Der Berliner DGB-Landesverband unterstützt die Gewerkschaften ÖTV und GEW im Konflikt um einen Tarifvertrag für die städtischen Kindertagesstätten. „Die Ablehnung von Gesprächen unter Leitung eines Vermittlers sei eine weitere Eskalation, die völlig unverständlich ist“, erklärte der DGB -Vorsitzende Michael Pagels. Die Streikenden wollten nun endlich ein deutliches Zeichen des Senats sehen. Es sei vorstellbar, daß der Streik ausgesetzt würde, wenn ein ernstgemeintes Gesprächsangebot unter Leitung eines Vermittlers oder Schlichters gemacht würde.

„Im Windschatten der öffentlichen Debatte um die deutsche Vereinigung werden die Alltagsprobleme der Menschen mit Füßen getreten“, meinte der DGB zur Haltung des Senats, einen Vertrag, aber keinen Tarifvertrag abzuschließen. Aus der Sicht des DGB, der sich mit den Gewerkschaften GEW und ÖTV beraten hatte, seien die Gewerkschaften zu einem Kompromiß bereit, so daß es „jetzt kein Argument mehr gibt, das gegen einen Tarifvertrag vorzubringen wäre“. Solidaritätsstreiks anderer Gewerkschaften schlossen Pagels und die stellvertretende DGB-Landesvorsitzende Bretz aus rechtlichen Gründen aus. „Was die Kollegen in den Betrieben allerdings spontan beschließen“, so Pagels, „können wir nicht wissen“.

Der Gewerkschaftsbund befürchtet, daß das „bedingungslose und nicht mehr begründbare Nein“ des Senats auf die anstehenden Auseinandersetzungen der IG Metall in Berlin um die Arbeitszeitverkürzung und der Berliner HBV um den Tarifvertrag zum Ladenschluß Auswirkungen haben wird.

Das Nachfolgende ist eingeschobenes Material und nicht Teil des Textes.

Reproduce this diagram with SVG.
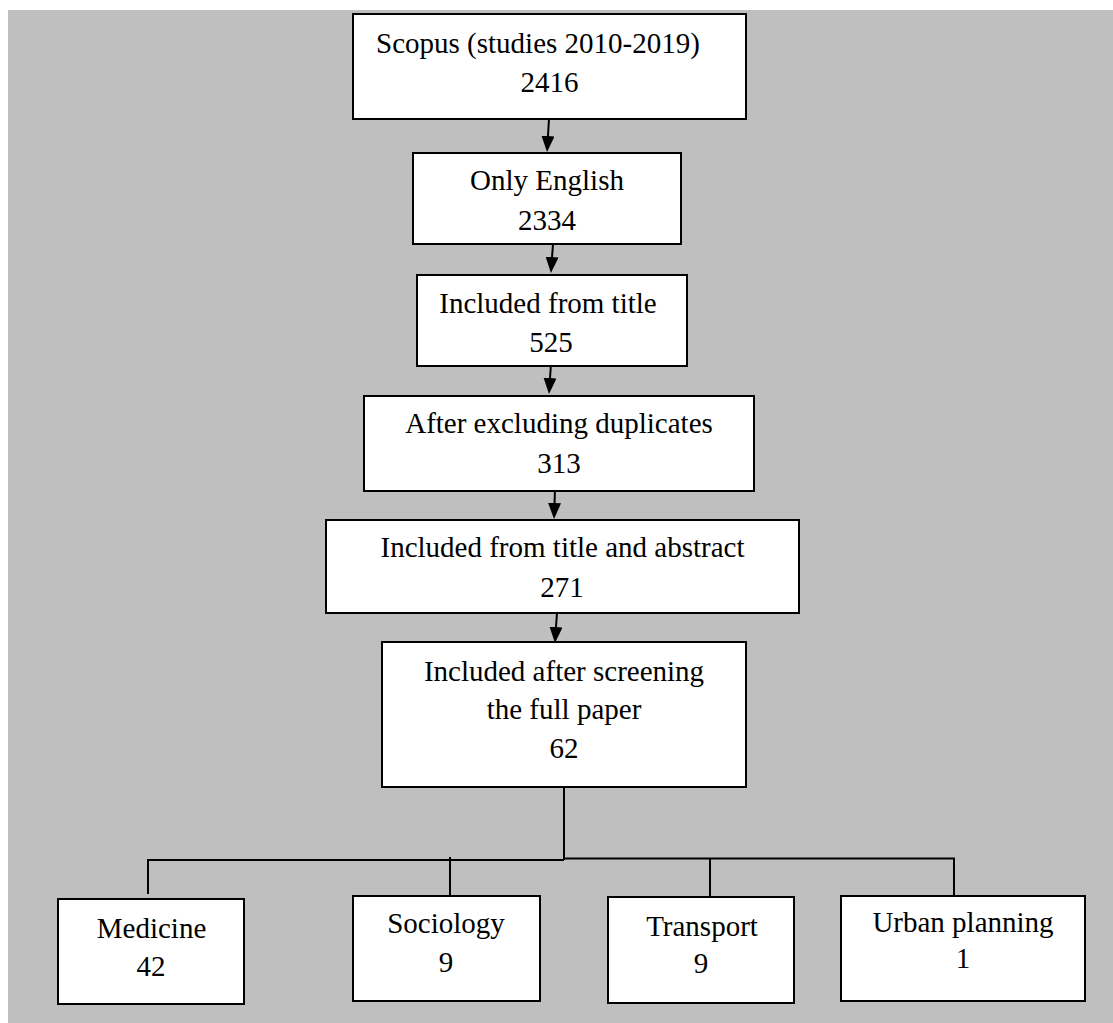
<svg xmlns="http://www.w3.org/2000/svg" width="1113" height="1023" viewBox="0 0 1113 1023">
<style>
.box{fill:#ffffff;stroke:#000000;stroke-width:2}
.t{font-family:"Liberation Serif","Times New Roman",serif;font-size:29px;fill:#000000;text-anchor:middle}
.c{stroke:#000000;stroke-width:2;fill:none}
</style>
<defs>
<marker id="ah" markerUnits="userSpaceOnUse" markerWidth="16" markerHeight="13" refX="8" refY="6.5" orient="auto">
<path d="M0,0 L16,6.5 L0,13 Z" fill="#000000"/>
</marker>
</defs>
<rect x="8" y="10" width="1105" height="1013" fill="#bfbfbf"/>
<g id="connectors">
<line class="c" x1="549" y1="119" x2="547.5" y2="144" marker-end="url(#ah)"/>
<line class="c" x1="553" y1="244" x2="551.5" y2="265" marker-end="url(#ah)"/>
<line class="c" x1="551" y1="363" x2="549.5" y2="386" marker-end="url(#ah)"/>
<line class="c" x1="555" y1="488" x2="554.3" y2="511" marker-end="url(#ah)"/>
<line class="c" x1="557" y1="612" x2="555.5" y2="635" marker-end="url(#ah)"/>
<line class="c" x1="564" y1="787" x2="564" y2="860"/>
<polyline class="c" points="148,894 148,860 564,860"/>
<polyline class="c" points="564,858.5 954,858.5 954,895"/>
<line class="c" x1="450" y1="857" x2="450" y2="895"/>
<line class="c" x1="710" y1="858" x2="710" y2="896"/>
</g>
<g id="n_scopus">
<rect class="box" x="353" y="14" width="393" height="105"/>
<text class="t" x="538" y="53">Scopus (studies 2010-2019)</text>
<text class="t" x="549.5" y="92">2416</text>
</g>
<g id="n_english">
<rect class="box" x="413" y="153" width="268" height="91"/>
<text class="t" x="547" y="190">Only English</text>
<text class="t" x="547" y="230">2334</text>
</g>
<g id="n_title">
<rect class="box" x="417" y="275" width="270" height="91"/>
<text class="t" x="548" y="313">Included from title</text>
<text class="t" x="551" y="352">525</text>
</g>
<g id="n_dup">
<rect class="box" x="364" y="396" width="390" height="95"/>
<text class="t" x="559" y="433">After excluding duplicates</text>
<text class="t" x="559" y="473">313</text>
</g>
<g id="n_abstract">
<rect class="box" x="326" y="520" width="473" height="93"/>
<text class="t" x="562.5" y="557">Included from title and abstract</text>
<text class="t" x="562" y="597">271</text>
</g>
<g id="n_full">
<rect class="box" x="382" y="642" width="364" height="145"/>
<text class="t" x="564" y="681">Included after screening</text>
<text class="t" x="564" y="719">the full paper</text>
<text class="t" x="564" y="758">62</text>
</g>
<g id="n_medicine">
<rect class="box" x="58" y="899" width="186" height="105"/>
<text class="t" x="151.5" y="938">Medicine</text>
<text class="t" x="151" y="976">42</text>
</g>
<g id="n_sociology">
<rect class="box" x="353" y="896" width="187" height="105"/>
<text class="t" x="446" y="933">Sociology</text>
<text class="t" x="446" y="972">9</text>
</g>
<g id="n_transport">
<rect class="box" x="608" y="897" width="186" height="106"/>
<text class="t" x="702" y="936">Transport</text>
<text class="t" x="701" y="973">9</text>
</g>
<g id="n_urban">
<rect class="box" x="841" y="896" width="244" height="105"/>
<text class="t" x="963" y="932">Urban planning</text>
<text class="t" x="963" y="968">1</text>
</g>
</svg>
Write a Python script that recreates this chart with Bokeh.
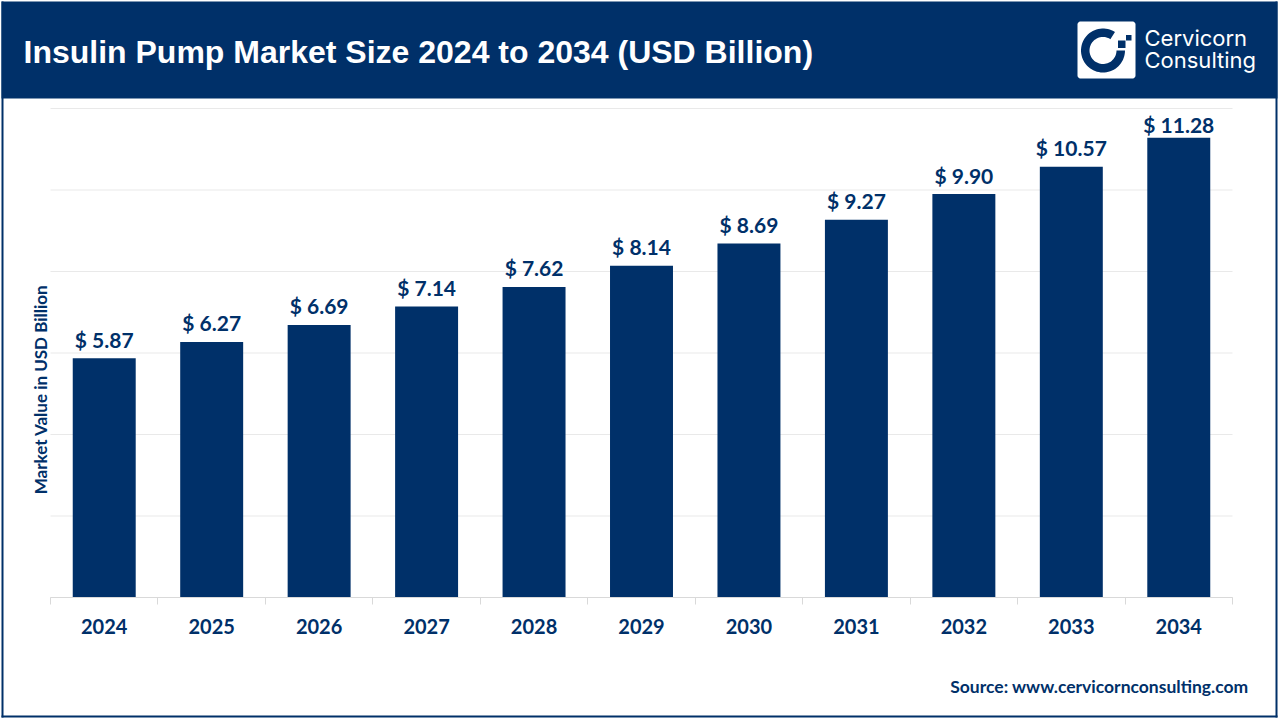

Den von der Bürgermeisterin Stahmer angebotenen Gesprächstermin sagten die Gewerkschaften gestern ab. Zur Begründung wurde angegeben, Frau Stahmer habe „nur über eine zweiseitige Vereinbarung sowie den Verzicht auf arbeitsrechtliche Maßnahmen gegenüber den Streikenden“ und nicht über einen Tarifvertrag sprechen wollen. Die GEW bezeichnete dies als „lächerlich“, die ÖTV kritisierte das Angebot als „Ladenhüter“.

Auch der Landeselternausschuß, der die Pädagogikprofessorin Jutta Schöler und den Arbeitsrichter Klaus Voigt als Vermittler vorgeschlagen hatte, übte gestern noch einmal massive Kritik an der Haltung des Senates. Man lege keinerlei Wert darauf, daß der Versuch, an den Gewerkschaften ein Exempel zu statuieren, „auf dem Rücken unserer Kinder ausgetragen wird“.

Dem Senat könne nicht daran liegen, „den Konflikt soweit zu treiben, bis alle Beteiligten nur noch verletzt herauskommen“, erklärte Senatssprecherin Ingvild Kiele. Wenn sich tatsächlich nichts bewege, würde man auch über die Möglichkeit des Einsatzes von Vermittlern noch einmal diskutieren.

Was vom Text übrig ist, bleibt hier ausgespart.